Polish food, especially meat, is becoming increasingly popular in Asia. Polish food exports to China have quadrupled in the first six months of 2013, propelled by high demand for pork. Pork was also the main factor behind a 44 percent increase in food exports to Japan, while those to Saudi Arabia grew by 23 percent. On the negative side, however, exports to Turkey fell by 61 percent due to an unfavorable customs policy for meat products.
Polish pork is landing on an increasing number of Asian dinner tables
Despite its growing popularity in Asia, the majority of food exported by Poland is still bought by EU members such as Germany (€2 billion) and the UK (€682 million). Russia, despite a series of incidents involving Polish produce, also increased its imports of Polish food in H1 2013 by 21 percent to €641 million.
In late August, Russia complained about a batch of Spanish fatback which had been illegally shipped with a delivery of Polish meat. According to chief veterinary officer Janusz Związek, however, the illegal batch did not originate in Poland.
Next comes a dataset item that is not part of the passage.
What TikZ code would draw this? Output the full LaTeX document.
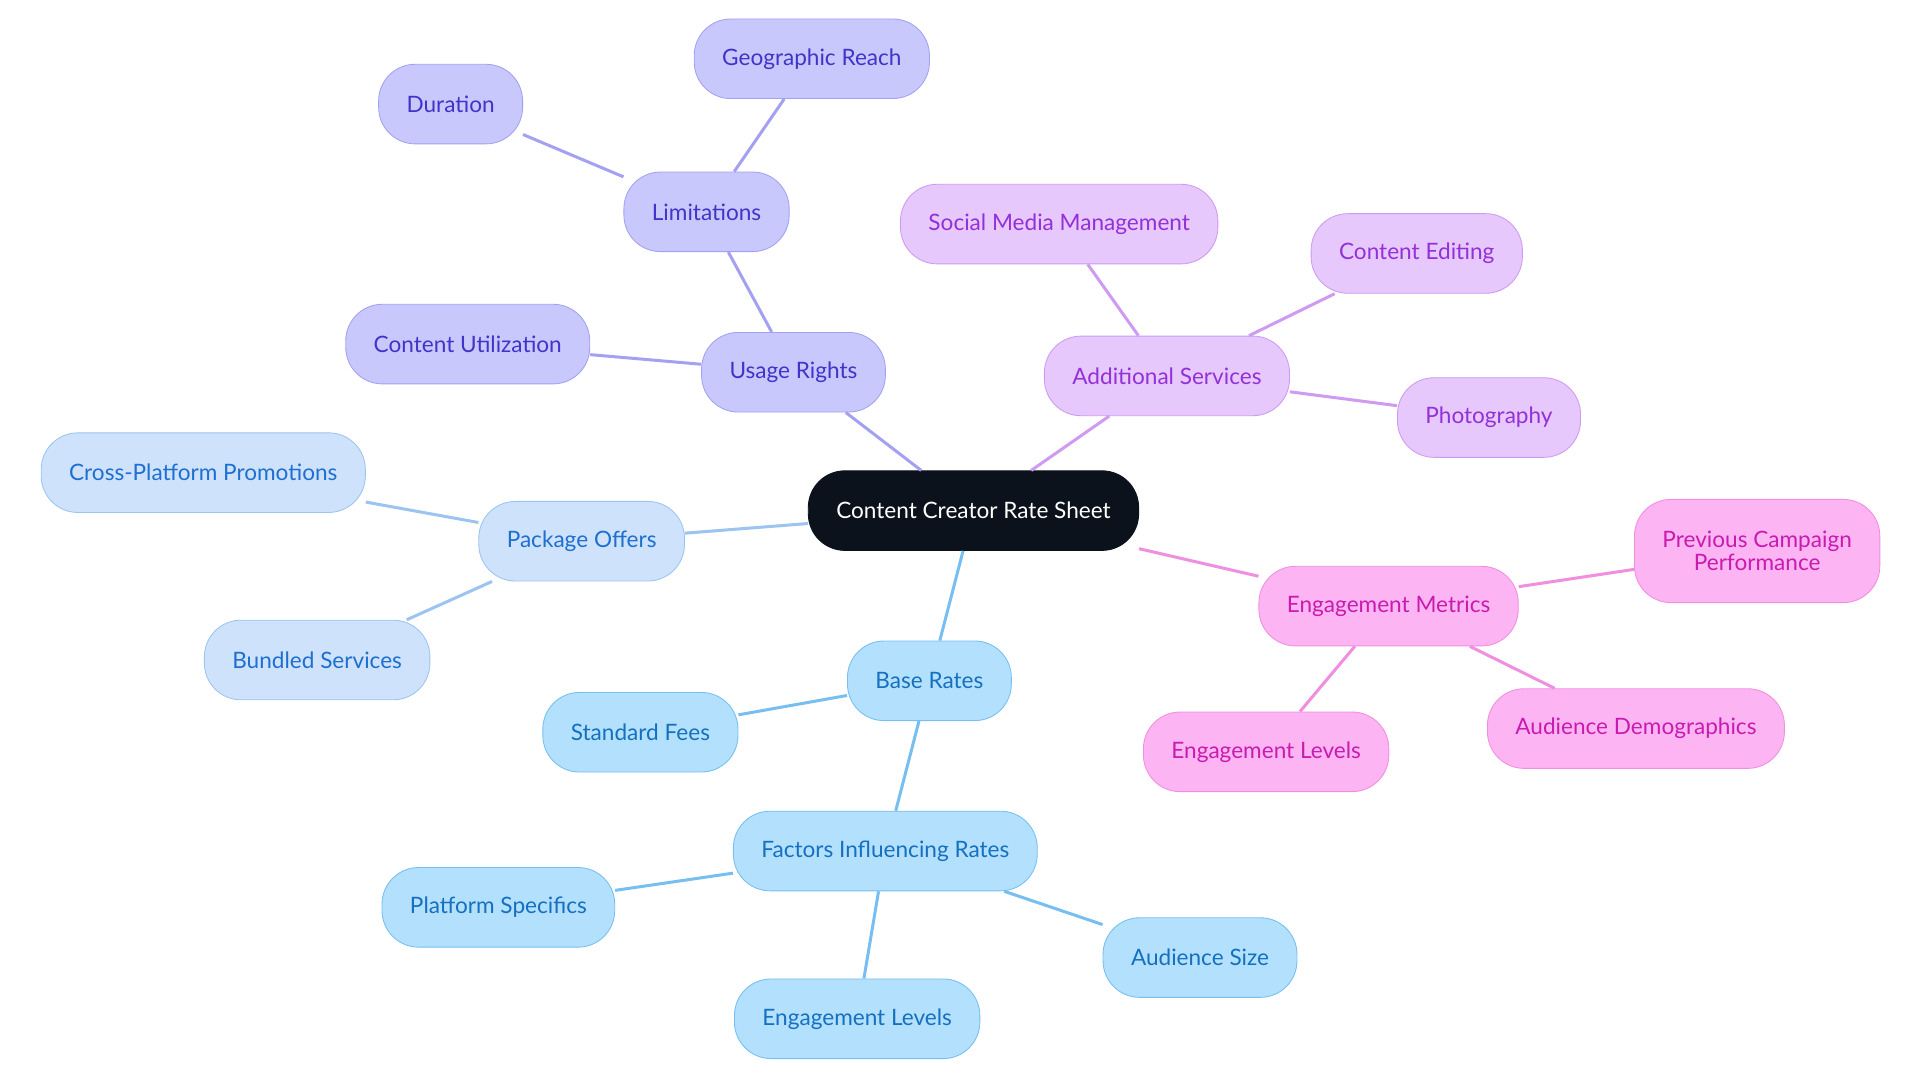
\documentclass[tikz,border=0pt]{standalone}
\usepackage{fontspec}
\setmainfont{Lato}
\definecolor{rootfill}{HTML}{0B121B}
\definecolor{violetfill}{HTML}{C9C8FC}
\definecolor{violetline}{HTML}{A4A1F2}
\definecolor{violettext}{HTML}{3F35C8}
\definecolor{purplefill}{HTML}{E6C8FC}
\definecolor{purpleline}{HTML}{CF9AF2}
\definecolor{purpletext}{HTML}{9330D8}
\definecolor{pinkfill}{HTML}{FDB4F2}
\definecolor{pinkline}{HTML}{F08EE0}
\definecolor{pinktext}{HTML}{C81BB0}
\definecolor{palefill}{HTML}{CFE2FB}
\definecolor{paleline}{HTML}{9CC4F0}
\definecolor{paletext}{HTML}{1D6FD0}
\definecolor{bluefill}{HTML}{B3E0FD}
\definecolor{blueline}{HTML}{76BFF0}
\definecolor{bluetext}{HTML}{1670C0}
\tikzset{
    topic/.style={rectangle, rounded corners=17pt, minimum height=37pt,
        inner xsep=13pt, font=\fontsize{10.5pt}{11pt}\selectfont, align=center},
    rootnode/.style={topic, fill=rootfill, text=white, draw=rootfill},
    violet/.style={topic, fill=violetfill, draw=violetline, text=violettext},
    purple/.style={topic, fill=purplefill, draw=purpleline, text=purpletext},
    pink/.style={topic, fill=pinkfill, draw=pinkline, text=pinktext},
    pale/.style={topic, fill=palefill, draw=paleline, text=paletext},
    blue/.style={topic, fill=bluefill, draw=blueline, text=bluetext},
    link/.style={line width=1.4pt}
}
\begin{document}
\begin{tikzpicture}[x=0.02cm, y=-0.02cm]
\useasboundingbox (0,0) rectangle (1568,884);
% centre
\node[rootnode] (root) at (795,417) {Content Creator Rate Sheet};
% usage rights branch
\node[violet] (usage) at (648,304) {Usage Rights};
\node[violet] (limits) at (577,173) {Limitations};
\node[violet] (duration) at (368,85) {Duration};
\node[violet] (geo) at (663,48) {Geographic Reach};
\node[violet] (util) at (382,281) {Content Utilization};
% additional services branch
\node[purple] (extra) at (953,307) {Additional Services};
\node[purple] (social) at (865,183) {Social Media Management};
\node[purple] (editing) at (1157,207) {Content Editing};
\node[purple] (photo) at (1216,341) {Photography};
% engagement branch
\node[pink] (metrics) at (1134,495) {Engagement Metrics};
\node[pink, minimum height=48pt] (previous) at (1435,450) {Previous Campaign\\Performance};
\node[pink] (demo) at (1336,595) {Audience Demographics};
\node[pink] (englevels) at (1034,614) {Engagement Levels};
% package branch
\node[pale] (package) at (475,442) {Package Offers};
\node[pale] (cross) at (166,386) {Cross-Platform Promotions};
\node[pale] (bundled) at (259,539) {Bundled Services};
% base rates branch
\node[blue] (base) at (759,556) {Base Rates};
\node[blue] (fees) at (523,598) {Standard Fees};
\node[blue] (factors) at (723,695) {Factors Influencing Rates};
\node[blue] (platform) at (407,741) {Platform Specifics};
\node[blue] (levels) at (700,832) {Engagement Levels};
\node[blue] (size) at (980,782) {Audience Size};
% links
\draw[link, violetline] (root) -- (usage);
\draw[link, violetline] (usage) -- (limits);
\draw[link, violetline] (usage) -- (util);
\draw[link, violetline] (limits) -- (duration);
\draw[link, violetline] (limits) -- (geo);
\draw[link, purpleline] (root) -- (extra);
\draw[link, purpleline] (extra) -- (social);
\draw[link, purpleline] (extra) -- (editing);
\draw[link, purpleline] (extra) -- (photo);
\draw[link, pinkline] (root) -- (metrics);
\draw[link, pinkline] (metrics) -- (previous);
\draw[link, pinkline] (metrics) -- (demo);
\draw[link, pinkline] (metrics) -- (englevels);
\draw[link, paleline] (root) -- (package);
\draw[link, paleline] (package) -- (cross);
\draw[link, paleline] (package) -- (bundled);
\draw[link, blueline] (root) -- (base);
\draw[link, blueline] (base) -- (fees);
\draw[link, blueline] (base) -- (factors);
\draw[link, blueline] (factors) -- (platform);
\draw[link, blueline] (factors) -- (levels);
\draw[link, blueline] (factors) -- (size);
\end{tikzpicture}
\end{document}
Considering that the refrigerated truck transporting the meat went through Lithuania and Belarus before entering Russia, and that the seal on the container did not resemble a Polish one, the illegal fatback was likely added to the shipment en route to its destination in Moscow, Mr Związek told business daily Puls Biznesu. The Polish meat plant from which the delivery was sent, however, has been banned from exporting any meat to Russia until the matter is resolved.
Similarly, Polish cheese producer Polmlek was blacklisted after Russia returned 12 metric tons of its cheese in late August, alleging that its labels were forged. Only two days earlier, Russia’s food safety inspectorate, Rosselkhoznadzor, expressed reservations about the quality of Polish fruit and vegetables imported to Russia. According to the authority, out of six tons of products with higher-than-acceptable nitrate levels, four tons came from Poland.
No ‘trade war’
Polish Agriculture Minister Stanisław Kalemba said he does not consider the recent disputes over Polish produce a “trade war” with Russia, as some media reports have claimed is brewing. “It is a matter of stricter standards,” Mr Kalemba explained in an interview with Polish Radio.
The minister said that Russia’s recent actions are not directed at Poland alone but at all EU countries. “Poland cannot complain it is being treated more rigorously by Russian [food inspectors],” Mr Kalemba added.
Still, after a series of incidents involving Polish meat products in the first half of 2013, including reports of horse meat found in Polish beef, the industry has a lot of bad PR to make up for. “The [meat] business’ image has suffered greatly. We need to regain our customers’ trust,” Andrzej Gantner, head of the Polish Food Producers Federation, told the Newseria news agency.
Overall, Polish food exports rose by 13.8 percent in the first half of the year, totaling almost €9.3 billion. Even with imports rising by 4.1 percent to nearly €7 billion), the trade surplus for food products stood at €2.4 billion and was 56 percent higher than last year.